Sonntag, 26. Juli 2015

Impressions of Rudolstadt

by Steve Perry


   I have something to confess. I skipped Folk Club in July. Not because I was sick or at a business meeting or anything like that. No, I was just plain unfaithful and went to the "Tanz- und Folkfest" (TFF) in Rudolstadt. Every first weekend in July this little city (about the size of Bad Honnef) near Weimar in Thüringen is host to about 100 top drawer Folk Music groups from all over the world and about 80,000 visitors. Okay, so they count the visitors all over again on each of the 3 days, and many people are counted 2 or 3 times, but still, we are talking about roughly 100 Folk Clubs every day! The entire downtown section plus a park about half the size of the Rheinaue was cordonned off and 3 full-sized stages were set up: one in the market square downtown and two in the park plus a smaller one at the Heidegsburg overlooking the city. In addition, the municipal theatre and many other public buildings including the library where Goethe and Schiller may have trod the boards, the church and the Heidegsburg itself were commandeered, and there were street musicians are on every corner.
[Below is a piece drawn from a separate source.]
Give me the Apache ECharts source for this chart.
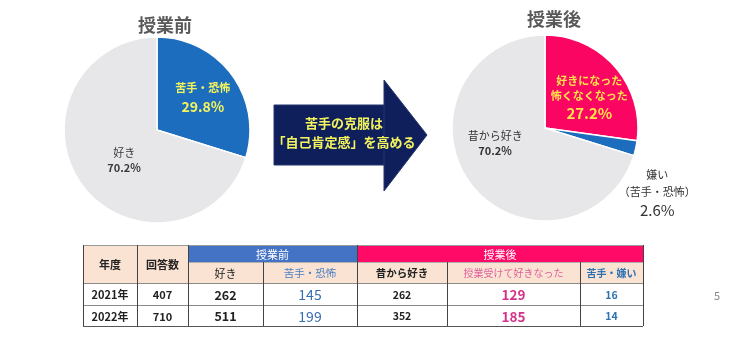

It was a real, peaceful Folkie invasion. The clothes, the age group from kids to Rollator grannys,  the hairstyles from knee-length dreadlocks to bowling-ball-and-beard, and smiles, that if you put them end to end would have embraced the world. The whole hootenanny atmosphere reminded me so much of the 70s I thought I had entered a time machine.


   There is just one word to describe this spectacle: overwhelming. I was contact person for 3 groups (one from the Cape Verde Islands (Hmm, now just where is Cape Verde?), one from Argentina and adjacent countries and one from England, so I got to see much of the festival from backstage. I was impressed not only by the professionalism of the groups and how down-to-earth and friendly these upper-end performers were, but also by the superb organisation. The musicians and their instruments were met at major airports such as Frankfurt and Berlin and brought to Rudolstadt, where they were ferried by van back and forth between their venues and their hotels. And this just scratches the surface: scheduling, brochures, performer accommodation, decoration, cafeteria for performers and staff, festival security, medical support...... Everything went like clockwork. 

   Each year a country, a dance and an instrument are are featured. This year the country was Norway and the dance was also Norwegian but the instrument was not the 7-stringed Norwegian Hardanger fiddle, but instead, the Waldzither. Just the instrument I have been trying to learn to play for the past year! Right up my alley. Needless to say, when I was not tending to my groups;I was getting inspired by enjoying the wonderful music that professionals can coax from this and related instruments such as the Portuguese (fado) guitar or the Irish bouzouki.



   I tented near the outdoor pool, which turned out to be a very good idea with temperatures soaring to 35°C in the shade, only there was no shade. And to make matters worse for the performers, 2 of the 3 major stages faced the afternoon sun, meaning that the temperature on stage was at least 10° hotter. My African performers had to cut their performance a bit short due to their manager's concern about their health. Don't ask me how the Norwegians, who were the next ones up, survived. I was in the swimming pool.

   It took me about a week to recover, get re-hydrated and stop dreaming that my group is supposed to perform somewhere but I don't know where. The TFF is celebrating its 25th anniversary this year and I just ask myself where I have been the past 24 years.